It’s the most wonderful time of the year…. Until your toddler has a meltdown at the shopping mall, or the family dinner, or on Christmas morning. These are the moments that leave us all rethinking this whole holiday thing. Meltdowns are a natural part of the holidays due to the later nights, limited napping time and influx of sugar, but there are some things you can do to make sure that your little one stays on the “Nice” list.
- Always be prepared with your toddler survival essentials. This is especially important during this time of the year. Bring your diaper bag or backpack filled to the brim with sippy cups, diapers (or training pants), a change of clothes, the favourite toy and snacks. No matter where you’re headed, having all of the necessities to keep them satisfied is a must.
- If your child is shy around crowds, holiday dinners might do them in. The overstimulation and intimidation of being thrust I a crowd of (what they consider to be) strangers can be frightening. Sit down with your toddler beforehand and explain “there will be a lot of people we love at dinner and they love you too! So let’s be very nice and shake their hands.” Aso it doesn’t make the scenario easier by forcing them to give hugs and kisses. Just let them do things in their own time.

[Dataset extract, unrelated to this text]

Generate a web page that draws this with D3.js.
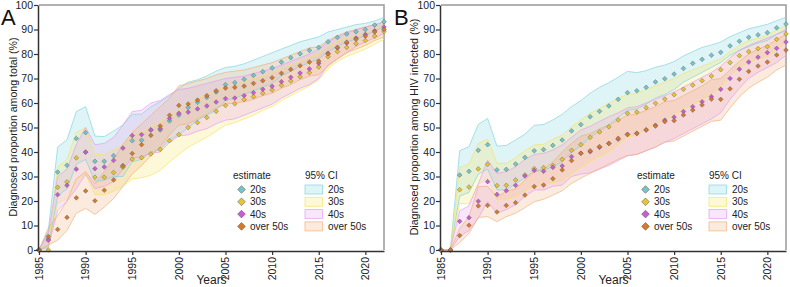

- Trying to avoid a meltdown on Santa’s lap is a tricky one. The first step is, if at all possible, not to wait in a line for 2 hours. It’s frustrating, hot and boring – adults hate it too. Try to go at a less busy time of day if possible. Also, don’t force them to go by themselves or sit on his lap. Your can go ad stand near Santa and be in the picture too.
- If you’re doing some last-minute shopping, remember the cardinal toddler-in-the-mall rules: They must have their busy toys, snacks, water and essentials. A stroller is a good option too – even if they won’t sit in it, it’s great for hauling your loot. Take them when they are well rested and let them stop and look around and take in the music and decorations too. Make it a fun trip! If you sense they’ve had enough but you’re not finished shopping, take them to a bench for a break and a snack or even a short story.
- Christmas dinner can be meltdown central so the first step is to not put so much pressure on you toddler to act like a grown-up. There’s no reason to let them skip out completely or be rude at the table, but if they’ve had enough to constitute a full tummy, let them get down from the table and play beside you with a puzzle, colouring book or put on a Christmas show in a nearby room for them. That way you can finish your dinner and they’ll be having fun too.
Wishing you all a meltdown free holiday season!